Candela, David, Hugo, Marian and Óscar talked about another classic: Blake Edwards’ Breakfast at Tiffany’s (1961). We learnt about the peculiar relationship existing between the characters played by Audrey Hepburn and George Peppard; about the film’s omnipresent cat, and about its soundtrack (Mancini’s Oscar winning song Moon River).
AleJandra, Álvaro, Lucía and Unai watched and commented on Byron Haskin’s Treasure Island (1959). We learnt about the adventures in which the different characters get involved. The students also used this film to enrich their vocabulary and presented a sea-related glossary section. They likewise offered an interesting comparison between Spanish and British advertising posters for the film.
Andrés and Enrique talked about King Kong (1933), the black and white fiction film directed by M.C. Cooper and E.B Schoedsack. Their presentations focused particularly on how the protagonist Kong, a huge and scary ape, suffers a transformation as he falls in love with the female protagonist. As the students noted, King Kong became a classic and has inspired a number of remakes.
Quite different in tone and style, the musical Singin’ in the Rain, released in 1952, was directed by Stanley Donen and Gene Kelly. David, Gabriel and Raúl explained that the film was about the world of cinema and the changes that occurred when sound was introduced to it. They also commented on some very funny scenes from the film. Although they are not too fond of musicals, they said they quite enjoyed this one.
Adrián, Sara C. and Javier analysed a film especially suitable for young audiences, namely, The Wizard of Oz (1939, Victor Fleming and George Cukor). The students highlighted that the characters’ journey to Oz can be seen as a learning experience for them all –as well as for the audience. They also reflected upon the film’s interesting alternation between black and white and technicolour footage.
Equally suitable for young audiences is Stevenson’s Mary Poppins (1964). As Ahinara, Antonio, Mario, Sol and Yoleinny explained, the young protagonists Jane and Michael are portrayed as spoilt children at first. Actually, they seem to be in urgent need of kind and loving but firm upbringing. This need is satisfied thanks to the supervision of their new nanny Mary Poppins (role played by Julie Andrew). As the students noted, Jane and Michael undergo an important change for the better as family relationships improve thanks to their beloved Mary.

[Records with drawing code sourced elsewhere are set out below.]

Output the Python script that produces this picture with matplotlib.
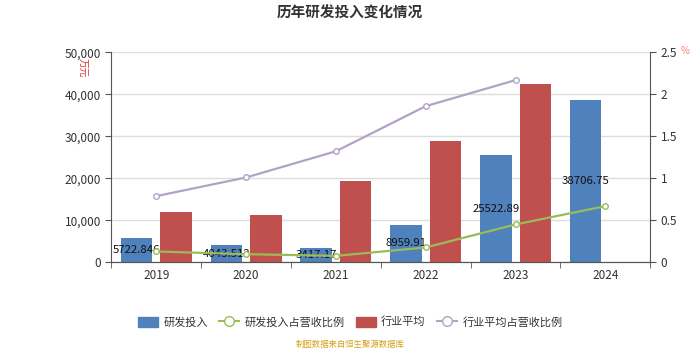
import matplotlib.pyplot as plt
from matplotlib.lines import Line2D
from matplotlib.patches import Patch
import numpy as np

plt.rcParams['font.family'] = ['Noto Sans CJK SC', 'DejaVu Sans']

years = ["2019", "2020", "2021", "2022", "2023", "2024"]
rd_invest = [5722.846, 4043.512, 3417.17, 8959.91, 25522.89, 38706.75]
rd_labels = ["5722.846", "4043.512", "3417.17", "8959.91", "25522.89", "38706.75"]
industry_avg = [11980, 11120, 19360, 28800, 42400, None]
rd_ratio = [0.127, 0.095, 0.075, 0.175, 0.449, 0.667]
industry_ratio = [0.786, 1.008, 1.32, 1.857, 2.167, None]

blue = "#4f81bd"
red = "#c0504d"
green = "#9bbb59"
purple = "#b3a2c7"

fig = plt.figure(figsize=(7, 3.5), dpi=100)
ax = fig.add_axes([0.159, 0.251, 0.770, 0.600])
ax2 = ax.twinx()

x = np.arange(len(years))
w = 0.35
off = 0.22

ax.bar(x - off, rd_invest, width=w, color=blue, zorder=2)
red_x = [xi + off for xi, v in zip(x, industry_avg) if v is not None]
red_v = [v for v in industry_avg if v is not None]
ax.bar(red_x, red_v, width=w, color=red, zorder=2)

for xi, v, lab in zip(x, rd_invest, rd_labels):
    ax.text(xi - off, v / 2, lab, ha="center", va="center", fontsize=8.2, color="#111111", zorder=5)

ax2.plot(x, rd_ratio, color=green, lw=1.6, marker="o", ms=4, mfc="white", mec=green, zorder=3)
ir_x = [xi for xi, v in zip(x, industry_ratio) if v is not None]
ir_v = [v for v in industry_ratio if v is not None]
ax2.plot(ir_x, ir_v, color=purple, lw=1.6, marker="o", ms=4, mfc="white", mec=purple, zorder=3)

ax.set_xlim(-0.5, len(years) - 0.5)
ax.set_ylim(0, 50000)
ax2.set_ylim(0, 2.5)
ax.set_yticks(np.arange(0, 50001, 10000))
ax.set_yticklabels([f"{int(t):,}" for t in np.arange(0, 50001, 10000)])
ax2.set_yticks([0, 0.5, 1, 1.5, 2, 2.5])
ax2.set_yticklabels(["0", "0.5", "1", "1.5", "2", "2.5"])

ax.set_xticks(x)
ax.set_xticklabels(years)
ax.set_xticks(np.arange(-0.5, len(years)), minor=True)
ax.tick_params(axis="x", which="major", length=0, labelsize=8.5, colors="#333333", pad=5)
ax.tick_params(axis="x", which="minor", length=4, color="#555555")
ax.tick_params(axis="y", length=4, labelsize=8.5, colors="#333333", color="#555555")
ax2.tick_params(axis="y", length=4, labelsize=8.5, colors="#333333", color="#555555")

ax.grid(axis="y", color="#dddddd", lw=1, zorder=0)
ax.set_axisbelow(True)
for a in (ax, ax2):
    a.spines["top"].set_visible(False)
    for s in ("left", "right", "bottom"):
        a.spines[s].set_color("#555555")
ax2.spines["left"].set_visible(False)
ax.spines["right"].set_visible(False)

fig.text(0.5, 0.965, "历年研发投入变化情况", ha="center", va="center", fontsize=10.5,
         fontweight="bold", color="#333333")
fig.text(0.118, 0.805, "万元", rotation=-90, ha="center", va="center", fontsize=7, color="#e03030")
fig.text(0.978, 0.855, "%", ha="center", va="center", fontsize=7, color="#f08080")

handles = [
    Patch(facecolor=blue, edgecolor=blue),
    Line2D([], [], color=green, lw=1.5, marker="o", ms=7, mfc="white", mec=green),
    Patch(facecolor=red, edgecolor=red),
    Line2D([], [], color=purple, lw=1.5, marker="o", ms=7, mfc="white", mec=purple),
]
labels = ["研发投入", "研发投入占营收比例", "行业平均", "行业平均占营收比例"]
fig.legend(handles, labels, loc="center", bbox_to_anchor=(0.5, 0.08), ncol=4, frameon=False,
           fontsize=8, handlelength=1.8, handleheight=1.0, columnspacing=1.0, handletextpad=0.5,
           labelcolor="#333333")

fig.text(0.5, 0.017, "制图数据来自恒生聚源数据库", ha="center", va="center", fontsize=6, color="#d4a017")

fig.savefig("out.png", dpi=100)
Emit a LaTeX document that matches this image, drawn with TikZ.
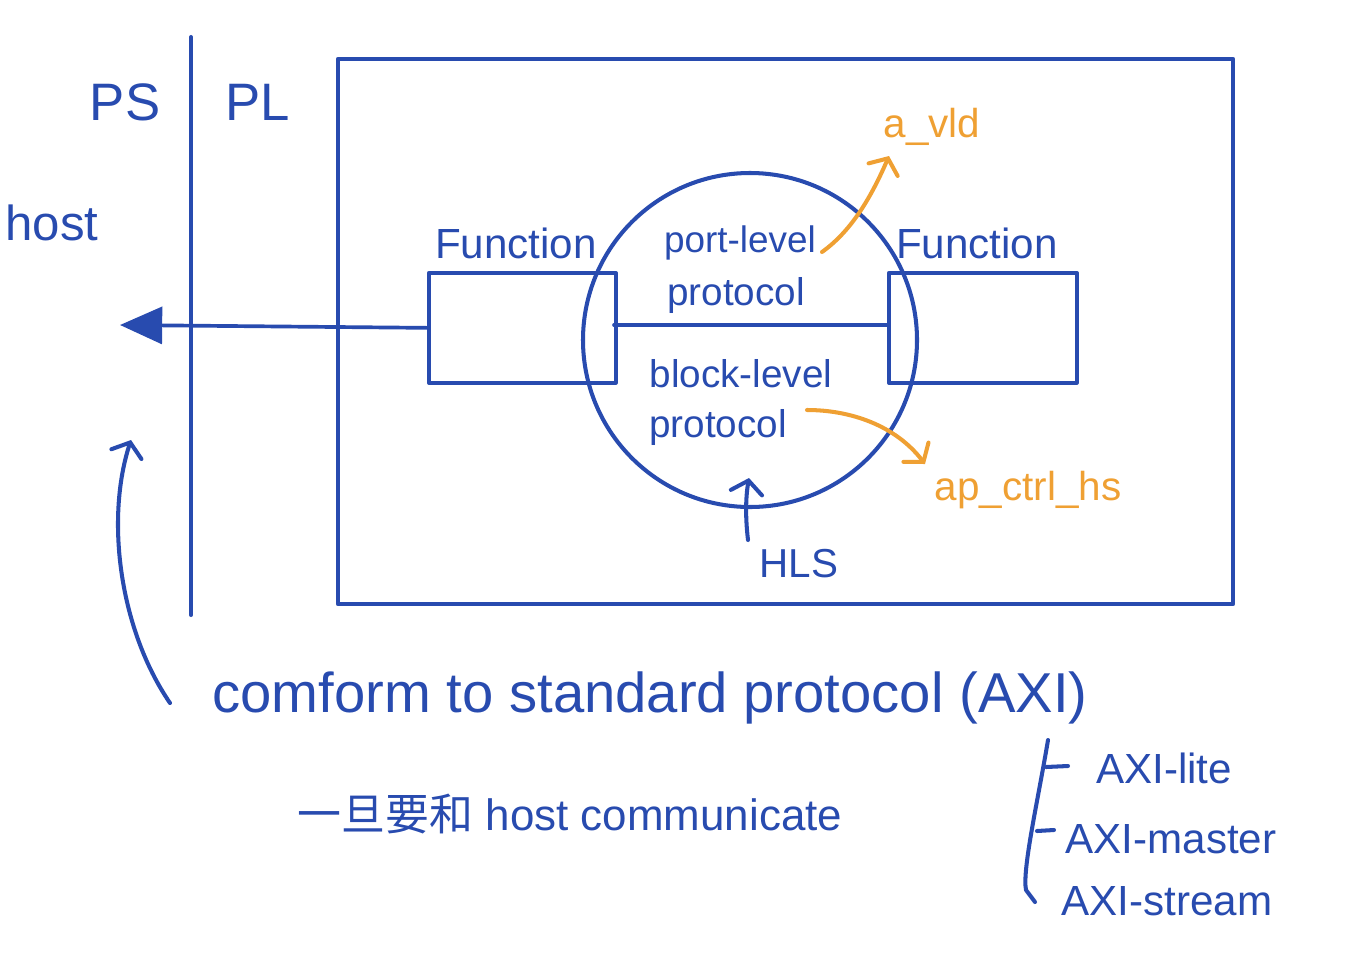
\documentclass[tikz,border=0pt]{standalone}
\usepackage{fontspec}
\setmainfont{Liberation Sans}
\newfontfamily\cjkfont{Noto Sans CJK SC}
\usetikzlibrary{arrows.meta}
\definecolor{penblue}{HTML}{284BAF}
\definecolor{penorange}{HTML}{EFA033}
\tikzset{
  pen/.style={draw=penblue, line width=2.3pt, line cap=round, line join=round},
  orangepen/.style={draw=penorange, line width=2.3pt, line cap=round, line join=round},
  hand/.style={text=penblue, inner sep=0pt, anchor=base},
  orangehand/.style={text=penorange, inner sep=0pt, anchor=base},
  barb/.style={-{Straight Barb[length=7pt, width=18pt, line cap=round]}},
  fnbox/.style={pen, line width=2.1pt}
}
\begin{document}
\begin{tikzpicture}[x=0.02cm, y=-0.02cm]
			%%%%% START %%%%%
			\useasboundingbox (0, 0) rectangle (1355, 957);
			
			% PS / PL split
			\coordinate (splittop) at (191, 37);
			\coordinate (splitbot) at (191, 615);
			\draw[pen] (splittop) -- (splitbot);
			\node[hand, font=\fontsize{30}{34}\selectfont] (ps) at (125, 120) {PS};
			\node[hand, font=\fontsize{30}{34}\selectfont] (pl) at (258, 120) {PL};
			\node[hand, font=\fontsize{28}{32}\selectfont] (host) at (52, 240) {host};
			
			% PL region
			\draw[pen, line width=2.6pt] (338, 59) rectangle (1233, 604);
			
			% function blocks and the protocol circle
			\node[fnbox, draw, minimum width=187*0.02cm, minimum height=110*0.02cm, anchor=north west] (fnleft) at (427, 271) {};
			\node[fnbox, draw, minimum width=188*0.02cm, minimum height=110*0.02cm, anchor=north west] (fnright) at (887, 271) {};
			\node[pen, draw, circle, minimum size=334*0.02cm] (iface) at (750, 340) {};
			\node[hand, font=\fontsize{24}{28}\selectfont] (fnleftlbl) at (516, 258) {Function};
			\node[hand, font=\fontsize{24}{28}\selectfont] (fnrightlbl) at (977, 258) {Function};
			
			\coordinate (midleft) at (614, 325);
			\coordinate (midright) at (887, 325);
			\draw[pen, line width=2.1pt] (midleft) -- (midright);
			
			\node[hand, font=\fontsize{21}{25}\selectfont] (portlvl) at (740, 252) {port-level};
			\node[hand, font=\fontsize{22}{26}\selectfont] (portproto) at (736, 305) {protocol};
			\node[hand, font=\fontsize{22}{26}\selectfont] (blocklvl) at (741, 387) {block-level};
			\node[hand, font=\fontsize{22}{26}\selectfont] (blockproto) at (718, 437) {protocol};
			
			% towards the host
			\coordinate (hostin) at (120, 325);
			\draw[pen, line width=2.1pt, -{Triangle[length=24pt, width=21pt]}] (fnleft.west) -- (hostin);
			
			% orange signal names
			\node[orangehand, font=\fontsize{23}{27}\selectfont] (avld) at (932, 137) {a\_vld};
			\node[orangehand, font=\fontsize{23}{27}\selectfont] (apctrl) at (1028, 500) {ap\_ctrl\_hs};
			\coordinate (avldfrom) at (822, 252);
			\coordinate (avldto) at (889, 156);
			\draw[orangepen, barb] (avldfrom) .. controls (850, 232) and (870, 200) .. (avldto);
			\coordinate (apfrom) at (807, 410);
			\coordinate (apto) at (925, 464);
			\draw[orangepen, barb] (apfrom) .. controls (850, 410) and (895, 425) .. (apto);
			
			% HLS
			\node[hand, font=\fontsize{23}{27}\selectfont] (hls) at (799, 577) {HLS};
			\coordinate (hlsfrom) at (748, 540);
			\coordinate (hlsto) at (749, 478);
			\draw[pen, barb] (hlsfrom) .. controls (745, 515) and (746, 495) .. (hlsto);
			
			% standard protocol note
			\node[hand, font=\fontsize{32}{38}\selectfont] (conform) at (650, 712) {comform to standard protocol (AXI)};
			\coordinate (notefrom) at (170, 703);
			\coordinate (noteto) at (131, 440);
			\draw[pen, barb] (notefrom) .. controls (120, 630) and (105, 520) .. (noteto);
			\node[hand, font=\fontsize{25}{30}\selectfont] (commnote) at (570, 830) {{\cjkfont 一旦要和} host communicate};
			
			% AXI variants
			\coordinate (brtop) at (1048, 740);
			\coordinate (brbot) at (1035, 902);
			\draw[pen] (brtop) .. controls (1038, 800) and (1022, 870) .. (1026, 890) -- (brbot);
			\draw[pen] (1046, 767) -- (1068, 766);
			\draw[pen] (1037, 831) -- (1054, 830);
			\node[hand, font=\fontsize{24}{28}\selectfont] (axilite) at (1164, 783) {AXI-lite};
			\node[hand, font=\fontsize{24}{28}\selectfont] (aximaster) at (1171, 853) {AXI-master};
			\node[hand, font=\fontsize{24}{28}\selectfont] (axistream) at (1167, 915) {AXI-stream};
			
			%%%%% END %%%%%
		\end{tikzpicture}
\end{document}
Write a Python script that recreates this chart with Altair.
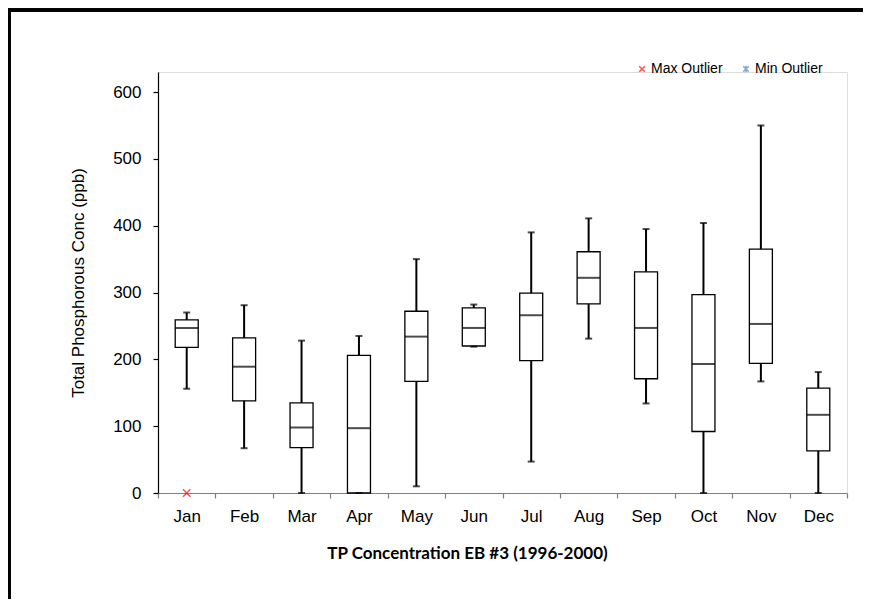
import altair as alt
import pandas as pd

months = ["Jan", "Feb", "Mar", "Apr", "May", "Jun", "Jul", "Aug", "Sep", "Oct", "Nov", "Dec"]
mins = [156, 67, 0, 0, 10, 219, 47, 231, 134, 0, 167, 0]
q1s = [218, 138, 68, 0, 167, 220, 198, 283, 171, 92, 194, 63]
meds = [247, 189, 98, 97, 234, 247, 266, 322, 247, 193, 253, 117]
q3s = [259, 232, 135, 206, 272, 277, 299, 361, 331, 297, 365, 157]
maxs = [270, 281, 228, 235, 350, 282, 390, 411, 395, 404, 550, 181]

outlier_month = ["Jan"]
outlier_value = [0]
outlier_series = ["Max Outlier"]
series_names = ["Max Outlier", "Min Outlier"]
series_colors = ["#FF0000", "#4F7FD0"]
series_shapes = ["M-1,-1L1,1M-1,1L1,-1", "M-1,-1L1,1M-1,1L1,-1M0,-1.2L0,1.2"]

df = pd.DataFrame({"month": months, "min": mins, "q1": q1s, "med": meds, "q3": q3s, "max": maxs})
odf = pd.DataFrame({"month": outlier_month, "value": outlier_value, "series": outlier_series})

W, H = 689, 421
FONT = "Liberation Sans"

xenc = alt.X(
    "month:N", sort=months,
    scale=alt.Scale(domain=months, paddingInner=0, paddingOuter=0),
    axis=alt.Axis(
        title="TP Concentration EB #3 (1996-2000)",
        titleFont="Lato", titleFontWeight="bold", titleFontSize=17, titleColor="#000000",
        titleX=309, titleY=60, titleAlign="center", titleBaseline="middle",
        tickBand="extent", labelAngle=0, labelFont=FONT, labelFontSize=17,
        labelColor="#000000", labelPadding=10, tickSize=5, tickColor="#808080",
        domainColor="#808080", domainWidth=1.2, tickWidth=1.2,
    ),
)
yscale = alt.Scale(domain=[0, 630], nice=False, zero=True)
yaxis = alt.Axis(
    title="Total Phosphorous Conc (ppb)", titleFont=FONT, titleFontSize=17,
    titleFontWeight="normal", titleColor="#000000",
    titleX=-80, titleY=210.5, titleAlign="center", titleBaseline="middle", titleAngle=-90,
    values=[0, 100, 200, 300, 400, 500, 600], grid=False,
    labelFont=FONT, labelFontSize=17, labelColor="#000000", labelPadding=12,
    tickSize=5, tickColor="#000000", domainColor="#000000", domainWidth=1.2, tickWidth=1.2,
)

base = alt.Chart(df)

whisker = base.mark_rule(color="#000000", strokeWidth=2).encode(
    x=xenc, y=alt.Y("min:Q", scale=yscale, axis=yaxis), y2="max:Q"
)
box = base.mark_bar(size=23, fill="#FFFFFF", stroke="#000000", strokeWidth=1.3).encode(
    x=xenc, y=alt.Y("q1:Q", scale=yscale, axis=yaxis), y2="q3:Q"
)
median = base.mark_tick(size=23, thickness=2, color="#000000").encode(
    x=xenc, y=alt.Y("med:Q", scale=yscale, axis=yaxis)
)
cap_top = base.mark_tick(size=7, thickness=2, color="#000000").encode(
    x=xenc, y=alt.Y("max:Q", scale=yscale, axis=yaxis)
)
cap_bot = base.mark_tick(size=7, thickness=2, color="#000000").encode(
    x=xenc, y=alt.Y("min:Q", scale=yscale, axis=yaxis)
)

outliers = alt.Chart(odf).mark_point(filled=False, size=55, strokeWidth=1.5).encode(
    x=xenc,
    y=alt.Y("value:Q", scale=yscale, axis=yaxis),
    color=alt.Color("series:N", scale=alt.Scale(domain=series_names, range=series_colors),
                    legend=alt.Legend(title=None, orient="none", legendX=477, legendY=-10,
                                      direction="horizontal", columns=2, padding=0,
                                      columnPadding=16, symbolSize=30, symbolStrokeWidth=1.5,
                                      labelFont=FONT, labelFontSize=14, labelColor="#000000",
                                      labelOffset=2)),
    shape=alt.Shape("series:N", scale=alt.Scale(domain=series_names, range=series_shapes),
                    legend=None),
)

# outer frame (top and left edges of the original chart border)
frame_top = alt.Chart(df).mark_rule(color="#000000", strokeWidth=2.5).encode(
    x=alt.value(-151), x2=alt.value(W + 60), y=alt.value(-62)
)
frame_left = alt.Chart(df).mark_rule(color="#000000", strokeWidth=2.5).encode(
    x=alt.value(-149), y=alt.value(-63), y2=alt.value(H + 140)
)

chart = alt.layer(
    frame_top, frame_left, whisker, box, median, cap_top, cap_bot, outliers
).properties(
    width=W, height=H,
    padding={"left": 150, "top": 64, "right": 16, "bottom": 106},
    autosize=alt.AutoSizeParams(type="none"),
).configure_view(strokeWidth=0).configure(background="#FFFFFF")

chart.save("out.html", embed_options={"renderer": "svg", "actions": False})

Moving on to the world of music, Isabel, Sofía L. and Samuel talked about George Frideric Handel (1685-1759). As they explained, he lived, died and was buried in the UK. His attachment to Britain was so strong that he even became an English citizen. The students also offered an interesting comparison between Handel and J.S. Bach -who were born the same year. Finally, they also commented upon The Messiah, Handel´s best known masterpiece.
Amaia and Teresa researched on Franz Joseph Haydn (1732-1809). As they noted, this composer travelled to London a few times and his trips were very significant in his career –in fact, he was very popular there. His journeys to London inspired some of his most important musical compositions.
As Marcos and Shaimaa noted, Britain was also key to the musical career of Felix Mendelssohn (1809-1847). This composer (and conductor) visited the country on many occasions and was always warmly welcomed by British audiences. He premiered a good number of his most famous compositions in the UK (e.g.: his oratorio Elijah).
Finally, Laura, Miguel and Vega researched on Maurice Ravel (1875-1937). As they noted, this composer had important links to the US and Canada. He played and conducted some of the most important orchestras while in North America, and both audiences and critics loved his work. The students also referred to some of his best-known pieces, including his famous Bolero.